It’s easy to blow off global warming, especially when we hardly notice it. The most dramatic and rapid effects of climate change are felt more by polar bears than humans — far, far away from human inhabitation in the permanently frosted-over soils of the Arctic.
Way up north among Arctic foxes and penguins, temperatures have risen 0.6 degrees Celsius in the last 30 years, which is twice as fast as the global average. We’ve all heard the stories of polar bear habitat demise, but a quieter, less well understood story is the effect that thawing has on greenhouse gas release.
Over thousands of years, countless plants and animals have died in Arctic regions, and their bodies have accumulated in perennially frozen soils, stored as carbon. Just like putting food in a freezer, freezing organic matter (once-living dead things) puts a stop to decomposition, storing the carbon in “carbon pools”.
Leave food out in the warmth, though, and it will start to decompose, releasing small amounts of carbon dioxide and methane into the atmosphere. The same goes for carbon stores in permafrost regions: once it’s warm enough, microbes go to work on the carbon and turn it into carbon dioxide and methane — greenhouse gases. The nasty twist is there is twice as much carbon stored in the Arctic as in the entire atmosphere. To top it off, the Arctic is warming faster than other parts of the Earth, but how fast are the greenhouse gases being released, and what are the effects?

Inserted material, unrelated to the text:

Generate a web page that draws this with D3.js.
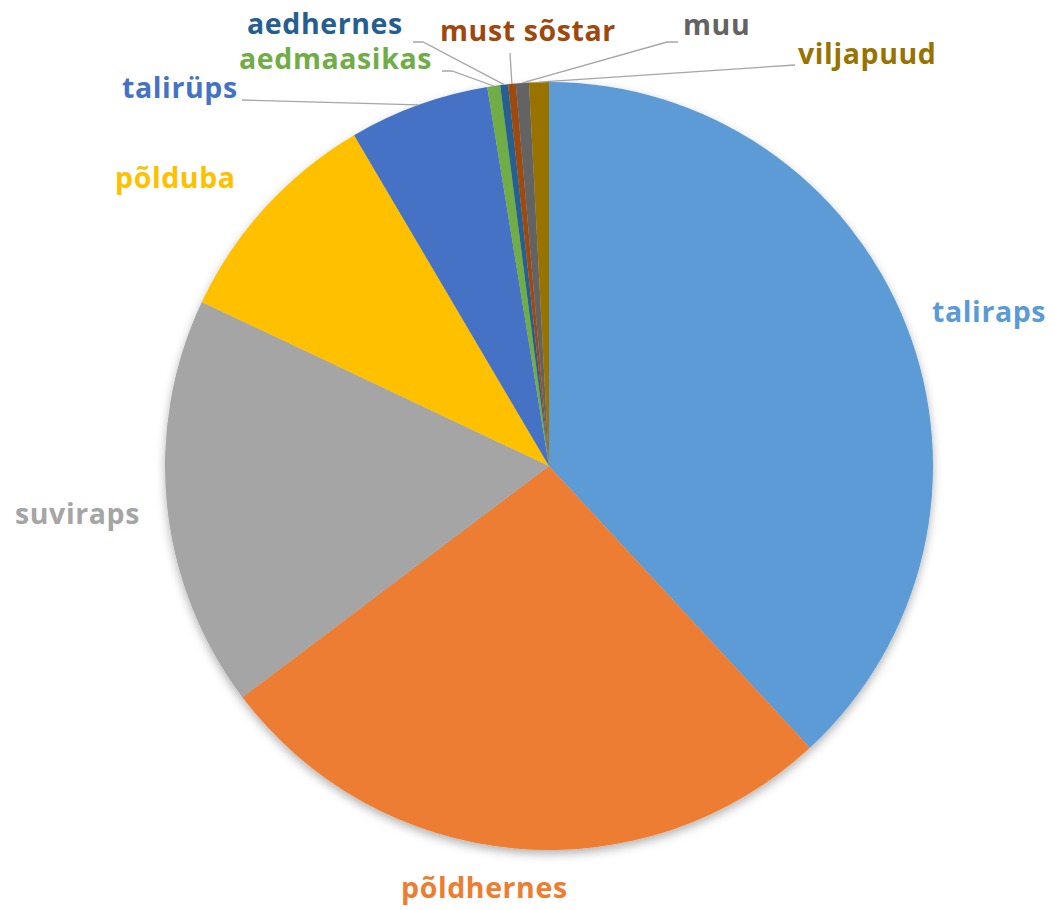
<!DOCTYPE html>
<html>
<head>
<meta charset="utf-8">
<script src="https://cdn.jsdelivr.net/npm/d3@7"></script>
<style>
  body { margin: 0; background: #fff; }
  text { font-family: "Open Sans", Lato, sans-serif; font-weight: bold; }
</style>
</head>
<body>
<div id="chart"></div>
<script>
var categories = ['taliraps', 'põldhernes', 'suviraps', 'põlduba', 'talirüps',
  'aedmaasikas', 'aedhernes', 'must sõstar', 'muu', 'viljapuud'];
var values = [38.1, 26.6, 17.3, 9.5, 5.9, 0.54, 0.33, 0.32, 0.55, 0.83];
var colors = ['#5B9BD5', '#ED7D31', '#A5A5A5', '#FFC000', '#4472C4',
  '#70AD47', '#255E91', '#9E480E', '#636363', '#997300'];

var width = 1052, height = 910;
var cx = 549, cy = 466, radius = 384;

// label placement: text start x, baseline y, leader line start points (if any)
var labelLayout = {
  'taliraps': { x: 932, y: 322 },
  'põldhernes': { x: 401, y: 898 },
  'suviraps': { x: 15, y: 524 },
  'põlduba': { x: 115, y: 188 },
  'talirüps': { x: 122, y: 98, line: [[242, 100]] },
  'aedmaasikas': { x: 239, y: 69, line: [[442, 71], [452, 71]] },
  'aedhernes': { x: 247, y: 34, line: [[413, 42], [423, 42]] },
  'must sõstar': { x: 440, y: 41, line: [[510, 53]] },
  'muu': { x: 683, y: 35, line: [[678, 42], [667, 42]] },
  'viljapuud': { x: 798, y: 64, line: [[795, 65]] }
};

var dataset = categories.map(function(c, i) {
  return { name: c, value: values[i], color: colors[i] };
});

var svg = d3.select('#chart')
  .append('svg')
  .attr('width', width)
  .attr('height', height);

var defs = svg.append('defs');
var filter = defs.append('filter')
  .attr('id', 'shadow')
  .attr('x', '-10%').attr('y', '-10%')
  .attr('width', '120%').attr('height', '120%');
filter.append('feDropShadow')
  .attr('dx', 0)
  .attr('dy', 4)
  .attr('stdDeviation', 5)
  .attr('flood-color', '#000')
  .attr('flood-opacity', 0.3);

var pie = d3.pie()
  .sort(null)
  .value(function(d) { return d.value; });

var arc = d3.arc()
  .innerRadius(0)
  .outerRadius(radius);

var arcs = pie(dataset);

var g = svg.append('g')
  .attr('transform', 'translate(' + cx + ',' + cy + ')');

g.append('g')
  .attr('filter', 'url(#shadow)')
  .selectAll('path')
  .data(arcs)
  .enter()
  .append('path')
  .attr('d', arc)
  .attr('fill', function(d) { return d.data.color; });

// leader lines
arcs.forEach(function(d) {
  var lay = labelLayout[d.data.name];
  if (!lay.line) return;
  var mid = (d.startAngle + d.endAngle) / 2;
  var end = [cx + radius * Math.sin(mid), cy - radius * Math.cos(mid)];
  var pts = lay.line.concat([end]);
  svg.append('path')
    .attr('d', d3.line()(pts))
    .attr('fill', 'none')
    .attr('stroke', '#A6A6A6')
    .attr('stroke-width', 1.3);
});

// labels
svg.selectAll('.label')
  .data(arcs)
  .enter()
  .append('text')
  .attr('class', 'label')
  .attr('x', function(d) { return labelLayout[d.data.name].x; })
  .attr('y', function(d) { return labelLayout[d.data.name].y; })
  .attr('font-size', 28.5)
  .attr('letter-spacing', 0.6)
  .attr('fill', function(d) { return d.data.color; })
  .text(function(d) { return d.data.name; });
</script>
</body>
</html>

Predicting the effects permafrost thaw will have on the Earth is difficult, simply because we don’t have enough data. Recently, Nature compiled research on permafrost carbon dynamics from the last few years. A major takeaway is how much we don’t yet understand.
Carbon stores in the top three metres of Arctic soil have been relatively well sampled; the result is an estimate of 1035 billion tons of carbon compared to 2000 billion tons of carbon in the rest of the world’s surface soil. Sampling below three metres is more difficult, and samples are scarce. Even with the newest research the estimate is vague, wavering between 210 and 456 billion tons of carbon. And reaching carbon stores far beneath the Arctic Ocean is even harder. To complicate undersea carbon dynamics, microbes have been decomposing unknown quantities of carbon and transforming it into greenhouse gases at a rate we also don’t yet know.
Permafrost carbon emissions will warm the earth steadily over decades to centuries: faster than they would without the help of human activities, but slower than some of the most drastic estimates. For the time being, there’s no need to panic; the Earth will remain intact for a few more years.